EXERCISE REQUIREMENTS: In the records below, reproduce exactly the lines from the one containing "Convert this chart to Bokeh code." through the one containing "160, 170, 180, 190, 210, 220, 230, 240]", both included, and omit the pictures.

RECORDS:

^^^^

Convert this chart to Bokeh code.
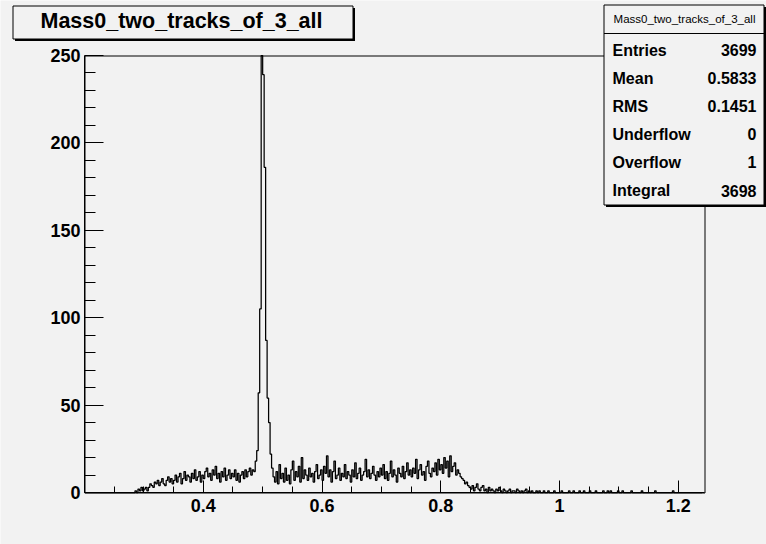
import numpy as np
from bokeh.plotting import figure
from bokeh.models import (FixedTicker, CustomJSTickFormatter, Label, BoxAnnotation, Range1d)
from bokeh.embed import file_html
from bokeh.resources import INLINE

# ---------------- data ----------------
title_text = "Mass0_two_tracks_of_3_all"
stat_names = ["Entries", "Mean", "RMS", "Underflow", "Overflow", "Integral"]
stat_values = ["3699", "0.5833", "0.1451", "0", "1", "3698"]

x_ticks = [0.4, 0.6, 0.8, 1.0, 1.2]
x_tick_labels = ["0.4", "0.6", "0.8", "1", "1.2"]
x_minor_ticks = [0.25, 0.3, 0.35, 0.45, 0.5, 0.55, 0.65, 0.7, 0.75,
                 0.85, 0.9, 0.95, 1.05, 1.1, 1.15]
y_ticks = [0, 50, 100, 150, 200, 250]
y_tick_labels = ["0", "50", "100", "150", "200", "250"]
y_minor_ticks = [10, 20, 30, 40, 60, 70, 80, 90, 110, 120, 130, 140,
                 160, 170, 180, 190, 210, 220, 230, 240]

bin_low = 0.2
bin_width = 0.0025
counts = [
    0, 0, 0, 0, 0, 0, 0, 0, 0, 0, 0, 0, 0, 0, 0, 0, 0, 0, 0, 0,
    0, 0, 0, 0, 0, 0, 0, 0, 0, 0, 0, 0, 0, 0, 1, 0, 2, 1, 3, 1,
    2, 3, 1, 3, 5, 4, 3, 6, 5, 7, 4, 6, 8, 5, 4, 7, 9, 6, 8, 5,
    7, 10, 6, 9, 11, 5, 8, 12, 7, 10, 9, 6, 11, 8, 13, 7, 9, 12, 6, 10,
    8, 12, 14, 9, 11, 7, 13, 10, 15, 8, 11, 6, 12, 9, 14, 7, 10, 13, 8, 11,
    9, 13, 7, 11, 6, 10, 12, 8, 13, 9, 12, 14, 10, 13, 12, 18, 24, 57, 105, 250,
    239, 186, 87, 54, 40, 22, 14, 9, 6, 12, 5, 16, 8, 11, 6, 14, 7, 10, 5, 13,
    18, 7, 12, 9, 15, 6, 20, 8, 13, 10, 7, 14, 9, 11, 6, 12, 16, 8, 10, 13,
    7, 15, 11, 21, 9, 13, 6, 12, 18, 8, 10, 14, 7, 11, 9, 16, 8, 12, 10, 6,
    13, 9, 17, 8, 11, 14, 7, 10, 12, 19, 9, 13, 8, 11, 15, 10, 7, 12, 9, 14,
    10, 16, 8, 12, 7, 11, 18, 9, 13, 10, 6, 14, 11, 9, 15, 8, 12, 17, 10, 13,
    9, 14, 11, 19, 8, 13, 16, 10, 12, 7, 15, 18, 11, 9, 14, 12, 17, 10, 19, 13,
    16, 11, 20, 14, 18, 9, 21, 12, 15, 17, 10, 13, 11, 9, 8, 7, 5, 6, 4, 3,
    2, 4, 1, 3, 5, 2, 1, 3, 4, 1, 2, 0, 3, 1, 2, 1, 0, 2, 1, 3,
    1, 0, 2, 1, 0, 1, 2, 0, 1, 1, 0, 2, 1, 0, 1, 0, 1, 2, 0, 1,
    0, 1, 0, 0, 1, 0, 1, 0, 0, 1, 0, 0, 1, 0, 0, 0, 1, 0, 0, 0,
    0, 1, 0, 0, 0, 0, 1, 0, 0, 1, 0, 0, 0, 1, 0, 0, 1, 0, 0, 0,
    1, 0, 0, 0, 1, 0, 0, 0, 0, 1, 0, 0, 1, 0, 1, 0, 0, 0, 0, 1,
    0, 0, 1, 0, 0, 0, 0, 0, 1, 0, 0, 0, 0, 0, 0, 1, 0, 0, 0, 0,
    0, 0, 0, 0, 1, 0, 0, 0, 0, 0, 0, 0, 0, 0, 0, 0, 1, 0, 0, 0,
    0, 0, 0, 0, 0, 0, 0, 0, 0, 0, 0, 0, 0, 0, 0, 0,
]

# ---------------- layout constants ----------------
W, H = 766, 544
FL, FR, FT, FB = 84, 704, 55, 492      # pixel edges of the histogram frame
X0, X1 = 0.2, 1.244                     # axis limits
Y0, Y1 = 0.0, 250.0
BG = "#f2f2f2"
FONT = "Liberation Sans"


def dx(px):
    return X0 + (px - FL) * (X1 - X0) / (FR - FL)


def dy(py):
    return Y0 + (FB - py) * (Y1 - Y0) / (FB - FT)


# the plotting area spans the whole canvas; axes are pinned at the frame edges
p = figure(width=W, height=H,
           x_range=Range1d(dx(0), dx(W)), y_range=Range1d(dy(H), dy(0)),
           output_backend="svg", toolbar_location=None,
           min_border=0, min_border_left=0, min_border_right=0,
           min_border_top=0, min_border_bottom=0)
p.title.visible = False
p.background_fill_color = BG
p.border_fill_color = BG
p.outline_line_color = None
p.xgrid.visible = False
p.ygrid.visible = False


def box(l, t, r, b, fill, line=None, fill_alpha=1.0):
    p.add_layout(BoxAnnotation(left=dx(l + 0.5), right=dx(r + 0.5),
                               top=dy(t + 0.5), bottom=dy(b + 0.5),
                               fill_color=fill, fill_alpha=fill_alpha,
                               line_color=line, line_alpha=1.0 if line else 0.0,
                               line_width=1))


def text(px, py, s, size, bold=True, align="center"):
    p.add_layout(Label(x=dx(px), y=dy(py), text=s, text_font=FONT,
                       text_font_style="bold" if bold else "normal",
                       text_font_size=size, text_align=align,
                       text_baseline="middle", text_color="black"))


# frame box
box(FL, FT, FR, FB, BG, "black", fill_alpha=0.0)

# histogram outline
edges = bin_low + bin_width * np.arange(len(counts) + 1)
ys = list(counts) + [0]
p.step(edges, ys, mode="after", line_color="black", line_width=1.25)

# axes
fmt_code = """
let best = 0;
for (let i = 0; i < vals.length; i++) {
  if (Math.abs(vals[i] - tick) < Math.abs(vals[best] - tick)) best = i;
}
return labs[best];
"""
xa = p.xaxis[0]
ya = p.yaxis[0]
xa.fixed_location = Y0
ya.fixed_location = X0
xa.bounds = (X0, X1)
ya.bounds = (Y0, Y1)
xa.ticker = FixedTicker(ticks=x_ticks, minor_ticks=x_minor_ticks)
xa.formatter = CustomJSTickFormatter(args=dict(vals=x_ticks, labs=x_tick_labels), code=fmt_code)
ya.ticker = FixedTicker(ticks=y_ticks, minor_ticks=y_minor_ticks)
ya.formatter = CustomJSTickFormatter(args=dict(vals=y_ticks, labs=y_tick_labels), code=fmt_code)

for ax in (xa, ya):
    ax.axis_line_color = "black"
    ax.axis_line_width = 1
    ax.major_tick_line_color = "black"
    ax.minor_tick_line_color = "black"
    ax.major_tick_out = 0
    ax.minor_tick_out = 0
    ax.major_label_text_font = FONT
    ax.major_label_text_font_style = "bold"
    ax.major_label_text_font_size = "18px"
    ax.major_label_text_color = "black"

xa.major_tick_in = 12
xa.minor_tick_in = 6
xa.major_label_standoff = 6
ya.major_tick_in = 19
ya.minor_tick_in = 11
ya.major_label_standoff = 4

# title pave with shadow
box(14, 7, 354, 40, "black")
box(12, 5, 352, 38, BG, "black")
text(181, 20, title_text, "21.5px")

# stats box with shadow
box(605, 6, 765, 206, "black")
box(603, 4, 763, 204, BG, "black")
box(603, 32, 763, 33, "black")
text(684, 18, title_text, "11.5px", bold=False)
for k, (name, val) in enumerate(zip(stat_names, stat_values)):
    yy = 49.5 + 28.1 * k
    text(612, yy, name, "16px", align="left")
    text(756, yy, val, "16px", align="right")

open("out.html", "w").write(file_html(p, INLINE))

^^^^

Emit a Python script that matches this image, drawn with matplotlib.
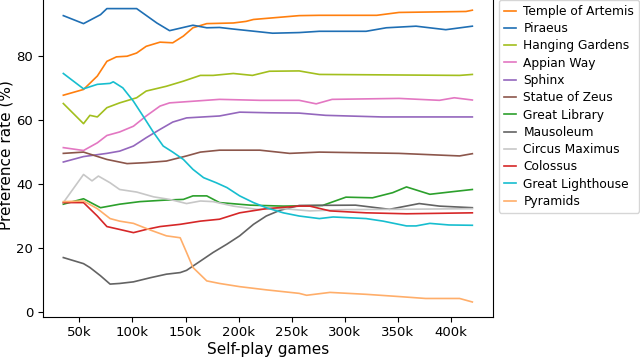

^^^^

OUTPUT:
Convert this chart to Bokeh code.
import numpy as np
from bokeh.plotting import figure
from bokeh.models import (FixedTicker, CustomJSTickFormatter, Label, BoxAnnotation, Range1d)
from bokeh.embed import file_html
from bokeh.resources import INLINE

# ---------------- data ----------------
title_text = "Mass0_two_tracks_of_3_all"
stat_names = ["Entries", "Mean", "RMS", "Underflow", "Overflow", "Integral"]
stat_values = ["3699", "0.5833", "0.1451", "0", "1", "3698"]

x_ticks = [0.4, 0.6, 0.8, 1.0, 1.2]
x_tick_labels = ["0.4", "0.6", "0.8", "1", "1.2"]
x_minor_ticks = [0.25, 0.3, 0.35, 0.45, 0.5, 0.55, 0.65, 0.7, 0.75,
                 0.85, 0.9, 0.95, 1.05, 1.1, 1.15]
y_ticks = [0, 50, 100, 150, 200, 250]
y_tick_labels = ["0", "50", "100", "150", "200", "250"]
y_minor_ticks = [10, 20, 30, 40, 60, 70, 80, 90, 110, 120, 130, 140,
                 160, 170, 180, 190, 210, 220, 230, 240]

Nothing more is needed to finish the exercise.